__AVAILABLE DATA__.
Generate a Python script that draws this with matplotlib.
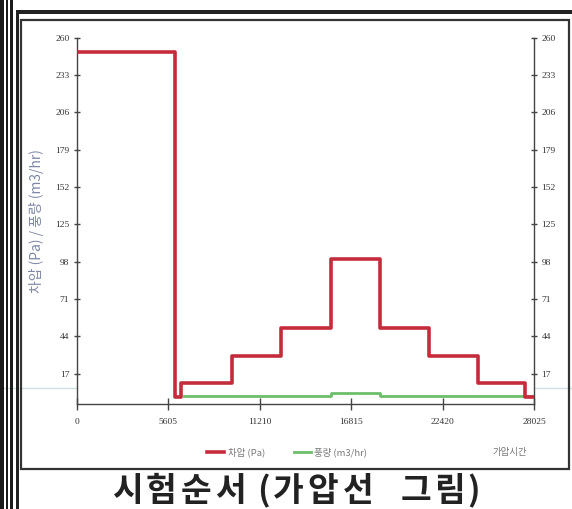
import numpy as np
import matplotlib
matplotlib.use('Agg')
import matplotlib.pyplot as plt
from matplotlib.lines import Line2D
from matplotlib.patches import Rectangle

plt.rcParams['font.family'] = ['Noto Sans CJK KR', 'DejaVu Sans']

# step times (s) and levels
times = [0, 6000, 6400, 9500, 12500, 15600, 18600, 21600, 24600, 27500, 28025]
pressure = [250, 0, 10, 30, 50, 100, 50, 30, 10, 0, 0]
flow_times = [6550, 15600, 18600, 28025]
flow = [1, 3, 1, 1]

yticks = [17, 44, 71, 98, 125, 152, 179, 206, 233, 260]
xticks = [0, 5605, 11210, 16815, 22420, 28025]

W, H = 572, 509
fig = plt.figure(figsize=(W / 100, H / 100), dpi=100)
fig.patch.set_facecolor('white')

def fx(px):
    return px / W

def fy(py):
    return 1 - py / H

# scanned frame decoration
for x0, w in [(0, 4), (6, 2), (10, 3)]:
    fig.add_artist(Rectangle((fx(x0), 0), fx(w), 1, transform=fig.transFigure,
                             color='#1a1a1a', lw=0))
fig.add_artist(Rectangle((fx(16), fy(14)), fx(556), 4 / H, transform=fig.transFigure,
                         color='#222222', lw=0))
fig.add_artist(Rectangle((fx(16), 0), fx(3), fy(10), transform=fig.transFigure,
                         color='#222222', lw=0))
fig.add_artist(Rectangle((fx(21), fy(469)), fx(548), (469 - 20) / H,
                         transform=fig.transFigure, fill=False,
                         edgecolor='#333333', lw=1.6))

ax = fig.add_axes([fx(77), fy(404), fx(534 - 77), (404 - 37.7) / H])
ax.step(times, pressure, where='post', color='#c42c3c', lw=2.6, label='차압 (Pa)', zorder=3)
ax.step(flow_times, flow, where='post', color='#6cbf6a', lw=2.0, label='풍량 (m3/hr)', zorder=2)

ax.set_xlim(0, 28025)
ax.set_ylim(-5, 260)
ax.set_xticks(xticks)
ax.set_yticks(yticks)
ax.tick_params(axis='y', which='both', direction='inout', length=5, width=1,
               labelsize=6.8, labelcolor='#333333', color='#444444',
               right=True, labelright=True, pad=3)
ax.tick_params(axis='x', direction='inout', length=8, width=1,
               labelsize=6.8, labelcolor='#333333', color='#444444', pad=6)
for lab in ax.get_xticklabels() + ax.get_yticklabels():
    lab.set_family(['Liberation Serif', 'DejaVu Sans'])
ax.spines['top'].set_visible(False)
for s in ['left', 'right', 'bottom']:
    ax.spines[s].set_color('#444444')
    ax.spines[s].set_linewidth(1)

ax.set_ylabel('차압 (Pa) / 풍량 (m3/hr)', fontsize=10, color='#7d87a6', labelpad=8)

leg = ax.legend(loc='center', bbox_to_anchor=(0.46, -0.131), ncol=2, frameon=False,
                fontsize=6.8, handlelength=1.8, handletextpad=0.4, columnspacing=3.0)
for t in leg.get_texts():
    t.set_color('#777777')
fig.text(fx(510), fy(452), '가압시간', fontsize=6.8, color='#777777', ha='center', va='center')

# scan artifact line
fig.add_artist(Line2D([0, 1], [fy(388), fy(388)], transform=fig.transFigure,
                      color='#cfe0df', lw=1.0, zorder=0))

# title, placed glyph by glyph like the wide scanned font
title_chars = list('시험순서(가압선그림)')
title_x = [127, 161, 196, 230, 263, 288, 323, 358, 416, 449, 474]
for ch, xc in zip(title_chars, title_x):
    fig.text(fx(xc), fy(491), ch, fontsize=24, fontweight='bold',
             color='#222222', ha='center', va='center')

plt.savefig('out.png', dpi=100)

__GIVEN TASK__. Repeat, with no pictures, each line from the beginning of the data through the line containing "plt.rcParams['font.family'] = ['Noto", inclusive.

__WRITTEN REPLY__.
Generate a Python script that draws this with matplotlib.
import numpy as np
import matplotlib
matplotlib.use('Agg')
import matplotlib.pyplot as plt
from matplotlib.lines import Line2D
from matplotlib.patches import Rectangle

plt.rcParams['font.family'] = ['Noto Sans CJK KR', 'DejaVu Sans']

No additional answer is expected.